■ Job ■
Word for word, copy all the data and drop the pictures.

■ Given information ■

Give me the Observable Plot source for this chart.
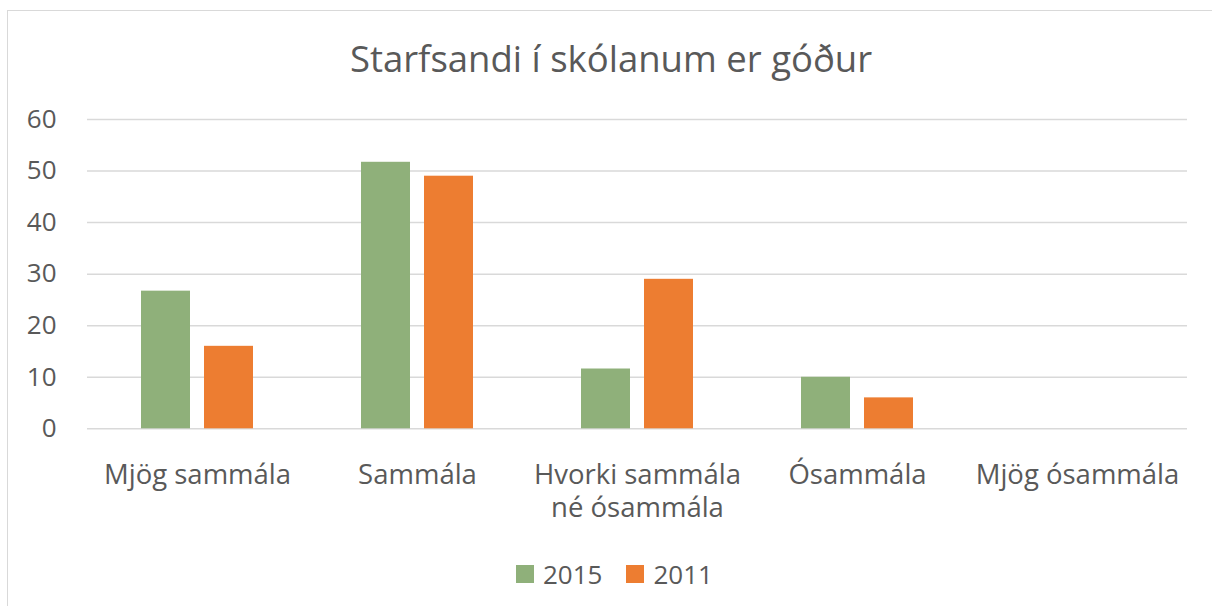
<!DOCTYPE html>
<html>
<head>
<meta charset="utf-8">
<script src="https://cdn.jsdelivr.net/npm/d3@7"></script>
<script src="https://cdn.jsdelivr.net/npm/@observablehq/plot@0.6"></script>
<style>
  html, body { margin: 0; padding: 0; background: #fff; overflow: hidden; width: 1212px; height: 606px; }
  #frame { position: absolute; left: 7px; top: 10px; width: 1300px; height: 700px; border: 1.5px solid #d9d9d9; box-sizing: border-box; }
  #title { position: absolute; left: 0; width: 1222px; top: 40px; text-align: center; font-family: "Open Sans", sans-serif; font-size: 36.5px; line-height: 1; color: #595959; }
  #chart { position: absolute; left: 0; top: 0; }
  #legend { position: absolute; left: 516px; top: 556px; display: flex; align-items: center; font-family: "Open Sans", sans-serif; font-size: 26px; color: #595959; }
  .item { display: flex; align-items: center; margin-right: 24px; }
  .sw { width: 18px; height: 18px; margin-right: 9px; }
</style>
</head>
<body>
<div id="frame"></div>
<div id="title">Starfsandi í skólanum er góður</div>
<div id="chart"></div>
<div id="legend"></div>
<script>
const categories = ["Mjög sammála", "Sammála", "Hvorki sammála\nné ósammála", "Ósammála", "Mjög ósammála"];
const seriesNames = ["2015", "2011"];
const values2015 = [26.7, 51.7, 11.6, 10.0, 0];
const values2011 = [16.0, 49.0, 29.0, 6.0, 0];
const yTicks = [0, 10, 20, 30, 40, 50, 60];
const seriesColors = ["#8fb07a", "#ed7d31"];

const data = [];
categories.forEach((c, i) => {
  data.push({category: c, year: seriesNames[0], value: values2015[i]});
  data.push({category: c, year: seriesNames[1], value: values2011[i]});
});

const chart = Plot.plot({
  width: 1212,
  height: 540,
  marginTop: 119,
  marginBottom: 111.7,
  marginLeft: 86,
  marginRight: 25,
  style: {fontFamily: "Open Sans, sans-serif", fontSize: "26px", color: "#595959", background: "transparent"},
  fx: {domain: categories, padding: 0, label: null},
  x: {domain: seriesNames, paddingInner: 0.222, paddingOuter: 0.857, axis: null},
  y: {domain: [0, 60], label: null},
  color: {domain: seriesNames, range: seriesColors},
  marks: [
    Plot.gridY(yTicks, {stroke: "#d9d9d9", strokeOpacity: 1, strokeWidth: 1.5}),
    Plot.barY(data, {fx: "category", x: "year", y: "value", fill: "year"}),
    Plot.axisY(yTicks, {tickSize: 0, tickPadding: 31, fontSize: 26, fill: "#595959", label: null}),
    Plot.axisFx({anchor: "bottom", tickSize: 0, tickPadding: 32, fontSize: 27.5, fill: "#595959", lineHeight: 1.2, label: null})
  ]
});
document.getElementById("chart").appendChild(chart);

const legend = document.getElementById("legend");
seriesNames.forEach((s, i) => {
  const item = document.createElement("div");
  item.className = "item";
  const sw = document.createElement("div");
  sw.className = "sw";
  sw.style.background = seriesColors[i];
  const t = document.createElement("span");
  t.textContent = s;
  item.appendChild(sw);
  item.appendChild(t);
  legend.appendChild(item);
});
</script>
</body>
</html>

■ The completed task ■
Give me the Observable Plot source for this chart.
<!DOCTYPE html>
<html>
<head>
<meta charset="utf-8">
<script src="https://cdn.jsdelivr.net/npm/d3@7"></script>
<script src="https://cdn.jsdelivr.net/npm/@observablehq/plot@0.6"></script>
<style>
  html, body { margin: 0; padding: 0; background: #fff; overflow: hidden; width: 1212px; height: 606px; }
  #frame { position: absolute; left: 7px; top: 10px; width: 1300px; height: 700px; border: 1.5px solid #d9d9d9; box-sizing: border-box; }
  #title { position: absolute; left: 0; width: 1222px; top: 40px; text-align: center; font-family: "Open Sans", sans-serif; font-size: 36.5px; line-height: 1; color: #595959; }
  #chart { position: absolute; left: 0; top: 0; }
  #legend { position: absolute; left: 516px; top: 556px; display: flex; align-items: center; font-family: "Open Sans", sans-serif; font-size: 26px; color: #595959; }
  .item { display: flex; align-items: center; margin-right: 24px; }
  .sw { width: 18px; height: 18px; margin-right: 9px; }
</style>
</head>
<body>
<div id="frame"></div>
<div id="title">Starfsandi í skólanum er góður</div>
<div id="chart"></div>
<div id="legend"></div>
<script>
const categories = ["Mjög sammála", "Sammála", "Hvorki sammála\nné ósammála", "Ósammála", "Mjög ósammála"];
const seriesNames = ["2015", "2011"];
const values2015 = [26.7, 51.7, 11.6, 10.0, 0];
const values2011 = [16.0, 49.0, 29.0, 6.0, 0];
const yTicks = [0, 10, 20, 30, 40, 50, 60];
const seriesColors = ["#8fb07a", "#ed7d31"];

const data = [];
categories.forEach((c, i) => {
  data.push({category: c, year: seriesNames[0], value: values2015[i]});
  data.push({category: c, year: seriesNames[1], value: values2011[i]});
});

const chart = Plot.plot({
  width: 1212,
  height: 540,
  marginTop: 119,
  marginBottom: 111.7,
  marginLeft: 86,
  marginRight: 25,
  style: {fontFamily: "Open Sans, sans-serif", fontSize: "26px", color: "#595959", background: "transparent"},
  fx: {domain: categories, padding: 0, label: null},
  x: {domain: seriesNames, paddingInner: 0.222, paddingOuter: 0.857, axis: null},
  y: {domain: [0, 60], label: null},
  color: {domain: seriesNames, range: seriesColors},
  marks: [
    Plot.gridY(yTicks, {stroke: "#d9d9d9", strokeOpacity: 1, strokeWidth: 1.5}),
    Plot.barY(data, {fx: "category", x: "year", y: "value", fill: "year"}),
    Plot.axisY(yTicks, {tickSize: 0, tickPadding: 31, fontSize: 26, fill: "#595959", label: null}),
    Plot.axisFx({anchor: "bottom", tickSize: 0, tickPadding: 32, fontSize: 27.5, fill: "#595959", lineHeight: 1.2, label: null})
  ]
});
document.getElementById("chart").appendChild(chart);

const legend = document.getElementById("legend");
seriesNames.forEach((s, i) => {
  const item = document.createElement("div");
  item.className = "item";
  const sw = document.createElement("div");
  sw.className = "sw";
  sw.style.background = seriesColors[i];
  const t = document.createElement("span");
  t.textContent = s;
  item.appendChild(sw);
  item.appendChild(t);
  legend.appendChild(item);
});
</script>
</body>
</html>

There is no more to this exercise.